## BEGIN RECORDED INFORMATION

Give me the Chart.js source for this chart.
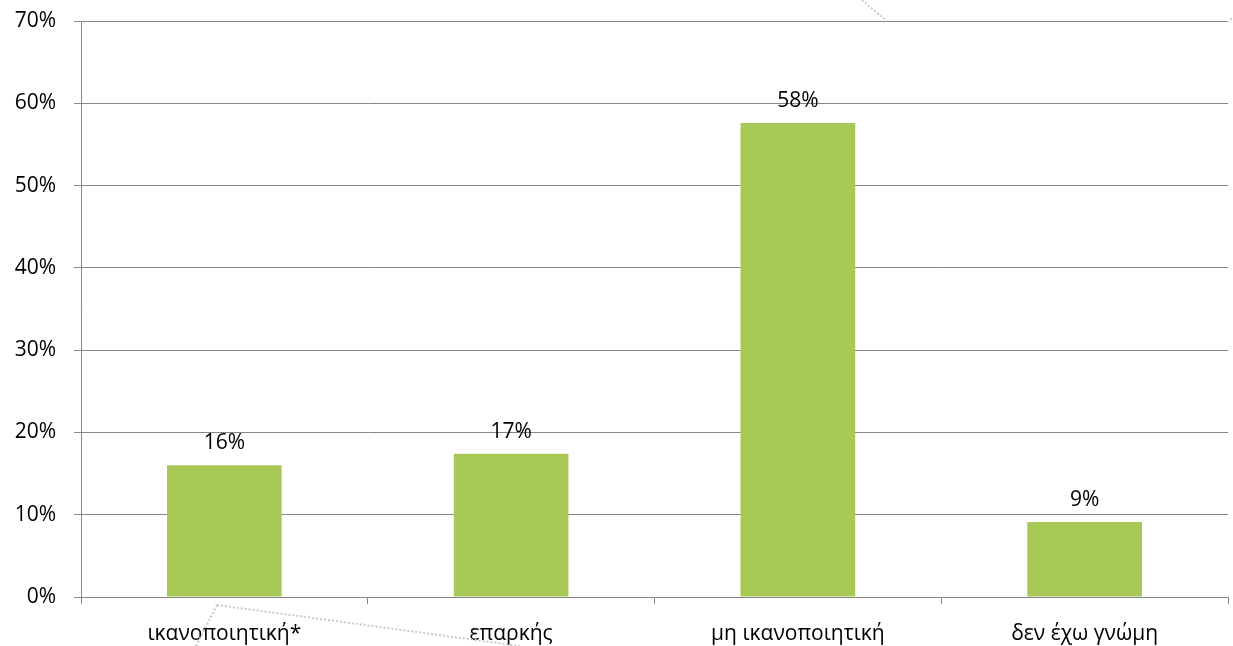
<!DOCTYPE html>
<html><head><meta charset="utf-8">
<script src="https://cdn.jsdelivr.net/npm/chart.js@4/dist/chart.umd.min.js"></script>
<style>html,body{margin:0;padding:0;background:#fff;}#wrap{width:1233px;height:646px;}</style>
</head><body><div id="wrap"><canvas id="c" width="1233" height="646"></canvas></div>
<script>
const categories = ["ικανοποιητική*", "επαρκής", "μη ικανοποιητική", "δεν έχω γνώμη"];
const values = [16.0, 17.4, 57.6, 9.1];
const valueLabels = ["16%", "17%", "58%", "9%"];
const yTicks = [0, 10, 20, 30, 40, 50, 60, 70];

const FONT = "'Open Sans', 'Noto Sans', sans-serif";
const GRID = '#868686';

const labelPlugin = {
  id: 'valueLabels',
  afterDatasetsDraw(chart) {
    const ctx = chart.ctx;
    const meta = chart.getDatasetMeta(0);
    ctx.save();
    ctx.font = '21px ' + FONT;
    ctx.fillStyle = '#000';
    ctx.textAlign = 'center';
    ctx.textBaseline = 'middle';
    meta.data.forEach((bar, i) => {
      ctx.fillText(valueLabels[i], bar.x, bar.y - 22);
    });
    ctx.restore();
  }
};

// faint dotted leader-line artifacts visible in the original image
const artifactPlugin = {
  id: 'artifacts',
  afterDraw(chart) {
    const ctx = chart.ctx;
    ctx.save();
    ctx.strokeStyle = '#c8c8c8';
    ctx.lineWidth = 2;
    ctx.setLineDash([2, 2]);
    const segs = [
      [[862, 0], [887, 21]],
      [[1227, 22], [1233, 17]],
      [[217, 605], [196, 646]],
      [[217, 605], [520, 646]]
    ];
    segs.forEach(s => {
      ctx.beginPath();
      ctx.moveTo(s[0][0], s[0][1]);
      ctx.lineTo(s[1][0], s[1][1]);
      ctx.stroke();
    });
    ctx.restore();
  }
};

new Chart(document.getElementById('c'), {
  type: 'bar',
  data: {
    labels: categories,
    datasets: [{
      data: values,
      backgroundColor: '#A9C957',
      borderWidth: 0,
      categoryPercentage: 1.0,
      barPercentage: 0.4
    }]
  },
  options: {
    responsive: false,
    animation: false,
    devicePixelRatio: 1,
    layout: { padding: { top: 21, right: 5, left: 0, bottom: 0 } },
    plugins: { legend: { display: false }, tooltip: { enabled: false } },
    scales: {
      x: {
        grid: { display: true, drawOnChartArea: false, offset: true, color: GRID, tickLength: 7, lineWidth: 1 },
        border: { display: true, color: GRID, width: 1 },
        ticks: { color: '#000', font: { family: FONT, size: 21 }, padding: 17, maxRotation: 0 },
        afterFit(s) { s.height = 49; s.paddingLeft = 0; s.paddingRight = 0; }
      },
      y: {
        min: 0, max: 70,
        afterBuildTicks(s) { s.ticks = yTicks.map(v => ({ value: v })); },
        grid: { color: GRID, tickLength: 7, lineWidth: 1 },
        border: { display: true, color: GRID, width: 1 },
        ticks: { color: '#000', font: { family: FONT, size: 21 }, padding: 18, callback: v => v + '%' },
        afterFit(s) { s.width = 81; s.paddingTop = 0; s.paddingBottom = 0; }
      }
    }
  },
  plugins: [labelPlugin, artifactPlugin]
});
</script></body></html>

## END RECORDED INFORMATION

● WHAT THIS TASK INVOLVES: Please restate the material above line by line, exactly, beginning at its first line and ending with the line that contains "const GRID = '#868686';", without any pictures.

● REPLY TO THE EXERCISE:
Give me the Chart.js source for this chart.
<!DOCTYPE html>
<html><head><meta charset="utf-8">
<script src="https://cdn.jsdelivr.net/npm/chart.js@4/dist/chart.umd.min.js"></script>
<style>html,body{margin:0;padding:0;background:#fff;}#wrap{width:1233px;height:646px;}</style>
</head><body><div id="wrap"><canvas id="c" width="1233" height="646"></canvas></div>
<script>
const categories = ["ικανοποιητική*", "επαρκής", "μη ικανοποιητική", "δεν έχω γνώμη"];
const values = [16.0, 17.4, 57.6, 9.1];
const valueLabels = ["16%", "17%", "58%", "9%"];
const yTicks = [0, 10, 20, 30, 40, 50, 60, 70];

const FONT = "'Open Sans', 'Noto Sans', sans-serif";
const GRID = '#868686';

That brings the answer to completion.